Jennifer, Aik and Angel Lucy


----------



## Ilovealldogs (Nov 17, 2006)

My heart goes out to you. I think you are making a good decision about euthanizing at home. I did that with my dog on the 18th of March. It was much easier on my dog and I hate to admit but especially for me. I wanted her to pass away on her own bed, not some cold unfamiliar table. (That was my decision and I wouldn't criticize anyone for choosing to do it at the vet's office.) I will say a prayer for you and your fur baby. It is a very difficult decision to make and I still feel guilty about mine, but I know I did the right thing for my baby.


----------



## middleofnowhere (Dec 20, 2000)

If your dog is happiest at home and dislikes the vet, then a home visit would be a good choice. With my first dogs, the vet came out to the car so they felt no stress. The next one was at home but the last one was at the vets on a Sunday when they were closed. She was right next to her buddy and I think that is how she wanted it. (Other dog was hospitalized.) The one at home was frankly for my comfort more than for the dog's comfort. 

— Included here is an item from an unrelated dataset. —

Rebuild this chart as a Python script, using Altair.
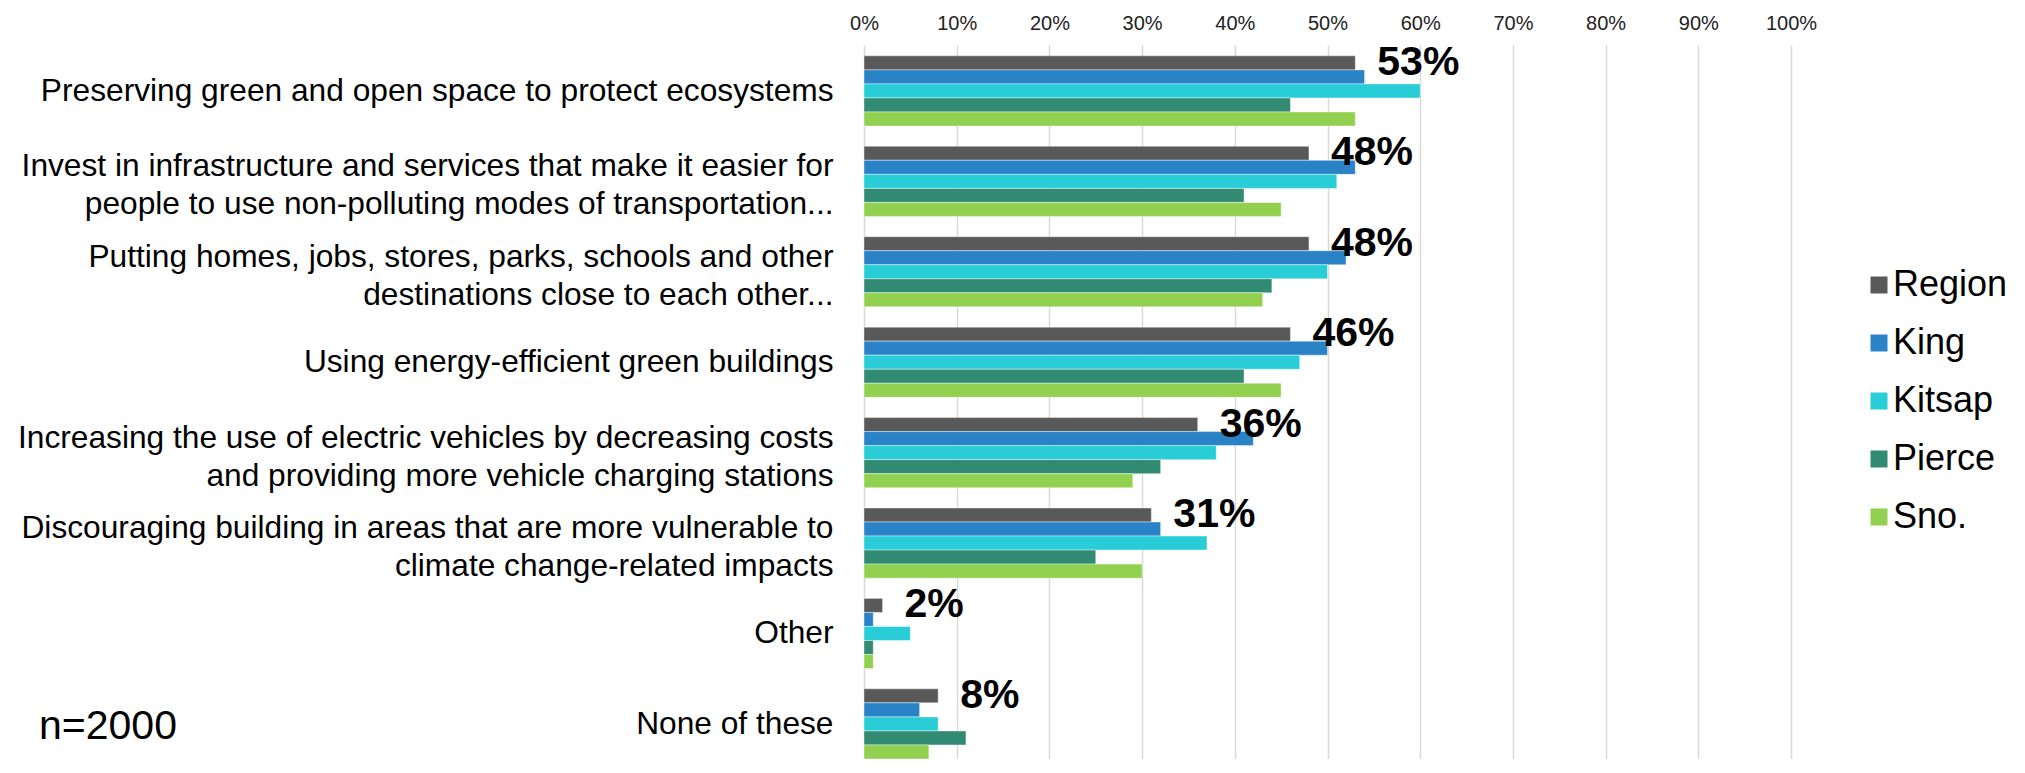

People do what they need to do given the circumstances they face. It's a hard time for most of us even if the decision is clear. I wish you well during this sad time.


----------



## Skye'sMom (Jul 11, 2004)

My heart goes out to you. I've lost two seniors in just over a year - it was too soon as always.

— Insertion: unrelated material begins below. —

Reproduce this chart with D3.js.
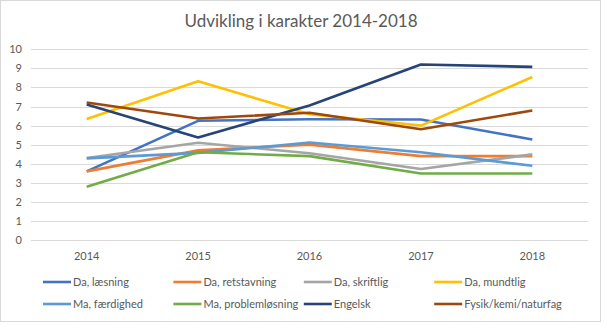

14 years with a loving family - priceless.


----------



## barbprzyby (May 15, 2008)

Thoughts and prayers for you and Lady today.


----------



## OkieAmazon (Jun 14, 2005)

My heart goes out to you. I've had to do before and no doubt will have to face it again. It's the biggest gift you can give when their quality of life begins to leave them.


----------



## Kayos and Havoc (Oct 17, 2002)

I am so sorry.


----------



## kaylesraven (Jul 2, 2008)

Thinking of you on this difficult day....


----------



## slaen (Apr 27, 2009)

Im so sorry


----------



## Kerrycanton (Jun 24, 2007)

I'm so sorry for the pain you are going through.


----------



## GSDTrain (Apr 21, 2008)

I am so sorry


----------



## Mandalay (Apr 21, 2008)

I am very sorry for you. My eyes are tearing while reading your post. Another magnificent creature to wait for you at the bridge.


----------



## caview (Jun 30, 2008)

I'm so sorry.. What a beautiful girl..

Tanya


----------



## APBTLove (Feb 23, 2009)

Oddly enough, she is doing fine, I hate this, she goes downhill very badly for days, or even weeks, at a time, we schedule an appointment, and she gets better. I just feel awful, because I think "If we had put her down, she wouldn't have enjoyed today, feeling so good and having fun."









It wasn't like this with our old guy, he wasn't ill, he was wasting away, he could barely walk anymore and you could just see a lost look in his eyes, he couldn't play "Catch me" with Dutch anymore, he couldn't even stan most of the time without one of us lifting his failing hips, and that made him cry. With her she has her extreme ups and downs. We didn't think she'd see summer, and summer is almost over, and now her favorite time of year is coming. It's such a terrible road we're on. I'm spending as much time as possible with her, just sitting with her and letting her rub her eye gunk on, my shirt which she loves to do







Scratching her old neck and lots of hugs. She's still perky at times, her big smile is still on a lot, and she even gives me a good whack with her paw if she's up higher than me. 

We put Mo down last Christmas at 16, someone stole my 2 year old cat shortly after, we had to give up our schnauzer for his safety and for the safety of our other dogs, I had to adopt out my 5 year old cat for his safety, our beautiful, young, healthy girl went this spring and I don't go a day without breaking down about her, I still cannot sleep properly, and now Dutch is going. 
I've had a rough year, for someone who loves animals so dearly, this was downright torture, and I'm in pieces.


----------